**Exercise instructions**: Wherever a line holds the word "matplotlib", copy that line out.

..............................

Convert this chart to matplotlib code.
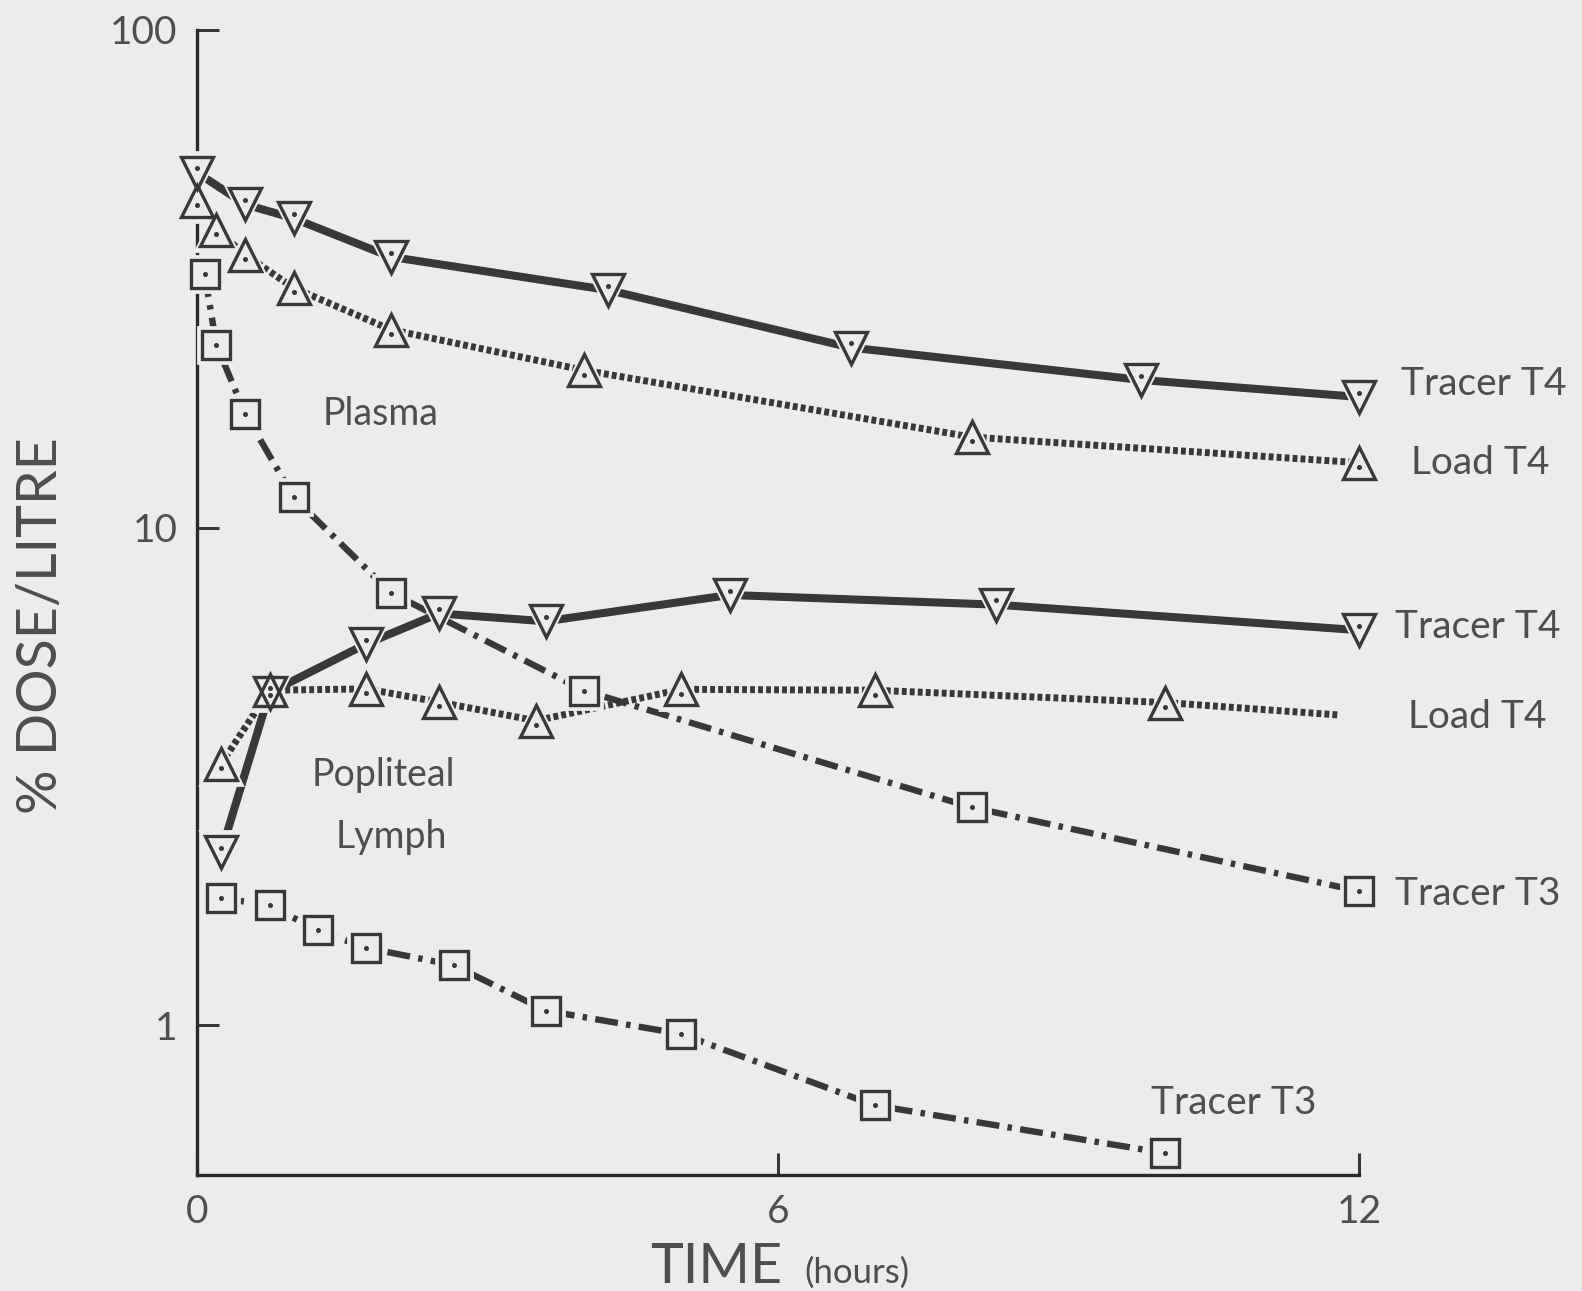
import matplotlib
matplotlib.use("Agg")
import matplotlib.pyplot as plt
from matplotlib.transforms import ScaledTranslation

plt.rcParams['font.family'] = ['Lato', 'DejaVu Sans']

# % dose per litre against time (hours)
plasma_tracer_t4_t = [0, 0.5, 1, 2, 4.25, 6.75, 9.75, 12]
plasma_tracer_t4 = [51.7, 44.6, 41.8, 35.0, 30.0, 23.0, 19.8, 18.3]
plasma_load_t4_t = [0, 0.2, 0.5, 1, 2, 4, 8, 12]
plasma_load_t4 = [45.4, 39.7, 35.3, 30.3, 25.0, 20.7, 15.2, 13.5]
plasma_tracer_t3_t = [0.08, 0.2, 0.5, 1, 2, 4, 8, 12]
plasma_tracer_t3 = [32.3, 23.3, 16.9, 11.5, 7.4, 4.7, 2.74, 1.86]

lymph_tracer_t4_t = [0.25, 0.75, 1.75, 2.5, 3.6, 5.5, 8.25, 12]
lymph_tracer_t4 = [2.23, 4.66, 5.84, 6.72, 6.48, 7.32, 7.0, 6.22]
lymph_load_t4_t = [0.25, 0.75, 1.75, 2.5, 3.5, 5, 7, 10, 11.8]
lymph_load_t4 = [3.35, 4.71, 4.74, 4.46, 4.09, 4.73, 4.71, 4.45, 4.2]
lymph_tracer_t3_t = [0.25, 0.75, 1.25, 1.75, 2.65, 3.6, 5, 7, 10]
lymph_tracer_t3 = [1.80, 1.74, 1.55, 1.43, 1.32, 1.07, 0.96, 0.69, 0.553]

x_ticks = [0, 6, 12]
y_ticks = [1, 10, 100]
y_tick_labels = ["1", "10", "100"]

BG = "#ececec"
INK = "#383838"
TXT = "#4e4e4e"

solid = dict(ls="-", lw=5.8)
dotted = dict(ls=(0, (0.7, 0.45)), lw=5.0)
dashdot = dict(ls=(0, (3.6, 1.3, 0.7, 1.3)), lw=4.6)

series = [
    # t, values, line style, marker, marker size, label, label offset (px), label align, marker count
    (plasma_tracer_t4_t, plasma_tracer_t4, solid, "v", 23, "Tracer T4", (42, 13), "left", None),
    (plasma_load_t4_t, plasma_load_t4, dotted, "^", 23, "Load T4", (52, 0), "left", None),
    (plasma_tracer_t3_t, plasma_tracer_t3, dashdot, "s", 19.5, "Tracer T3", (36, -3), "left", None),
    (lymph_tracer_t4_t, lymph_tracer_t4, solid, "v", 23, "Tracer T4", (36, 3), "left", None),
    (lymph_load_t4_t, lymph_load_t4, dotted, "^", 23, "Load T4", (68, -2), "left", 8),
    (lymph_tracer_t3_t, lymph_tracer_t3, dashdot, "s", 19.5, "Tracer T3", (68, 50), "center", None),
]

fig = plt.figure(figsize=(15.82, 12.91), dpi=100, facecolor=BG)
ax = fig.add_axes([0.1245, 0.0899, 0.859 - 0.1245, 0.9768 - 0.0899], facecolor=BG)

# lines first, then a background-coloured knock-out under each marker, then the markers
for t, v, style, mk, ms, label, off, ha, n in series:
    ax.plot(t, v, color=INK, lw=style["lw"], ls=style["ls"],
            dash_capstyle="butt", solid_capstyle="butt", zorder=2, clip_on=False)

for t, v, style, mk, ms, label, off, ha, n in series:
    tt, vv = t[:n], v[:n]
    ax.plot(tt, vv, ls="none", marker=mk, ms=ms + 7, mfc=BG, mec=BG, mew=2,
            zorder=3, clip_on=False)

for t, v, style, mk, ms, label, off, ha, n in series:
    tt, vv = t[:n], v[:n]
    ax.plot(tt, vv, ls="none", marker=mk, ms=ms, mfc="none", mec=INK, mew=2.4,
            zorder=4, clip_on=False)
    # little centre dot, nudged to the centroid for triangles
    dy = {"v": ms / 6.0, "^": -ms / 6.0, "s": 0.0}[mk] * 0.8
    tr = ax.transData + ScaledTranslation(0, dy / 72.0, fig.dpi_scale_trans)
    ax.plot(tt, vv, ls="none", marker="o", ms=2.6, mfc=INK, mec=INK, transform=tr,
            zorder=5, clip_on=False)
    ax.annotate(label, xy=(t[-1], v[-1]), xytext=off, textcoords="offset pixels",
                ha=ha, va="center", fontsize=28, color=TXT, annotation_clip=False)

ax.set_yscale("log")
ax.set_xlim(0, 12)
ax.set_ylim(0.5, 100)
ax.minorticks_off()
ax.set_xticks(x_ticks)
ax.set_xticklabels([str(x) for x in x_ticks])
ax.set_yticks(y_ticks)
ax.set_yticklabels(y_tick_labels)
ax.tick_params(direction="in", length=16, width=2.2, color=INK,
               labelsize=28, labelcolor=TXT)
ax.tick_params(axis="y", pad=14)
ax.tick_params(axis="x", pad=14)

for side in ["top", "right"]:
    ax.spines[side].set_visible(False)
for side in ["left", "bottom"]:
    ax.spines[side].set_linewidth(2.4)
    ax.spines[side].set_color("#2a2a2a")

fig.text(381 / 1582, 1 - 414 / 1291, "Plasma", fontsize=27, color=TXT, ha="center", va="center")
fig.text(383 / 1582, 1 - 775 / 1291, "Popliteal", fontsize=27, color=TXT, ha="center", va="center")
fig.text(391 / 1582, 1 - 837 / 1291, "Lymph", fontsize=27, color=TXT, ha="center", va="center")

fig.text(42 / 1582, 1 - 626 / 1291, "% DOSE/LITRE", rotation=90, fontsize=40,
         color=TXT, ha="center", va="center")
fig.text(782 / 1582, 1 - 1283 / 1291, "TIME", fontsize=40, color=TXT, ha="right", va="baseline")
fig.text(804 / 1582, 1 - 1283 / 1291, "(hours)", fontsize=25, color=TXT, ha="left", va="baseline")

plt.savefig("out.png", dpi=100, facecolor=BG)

..............................

**Response to the exercise**:
Convert this chart to matplotlib code.
import matplotlib
matplotlib.use("Agg")
import matplotlib.pyplot as plt
from matplotlib.transforms import ScaledTranslation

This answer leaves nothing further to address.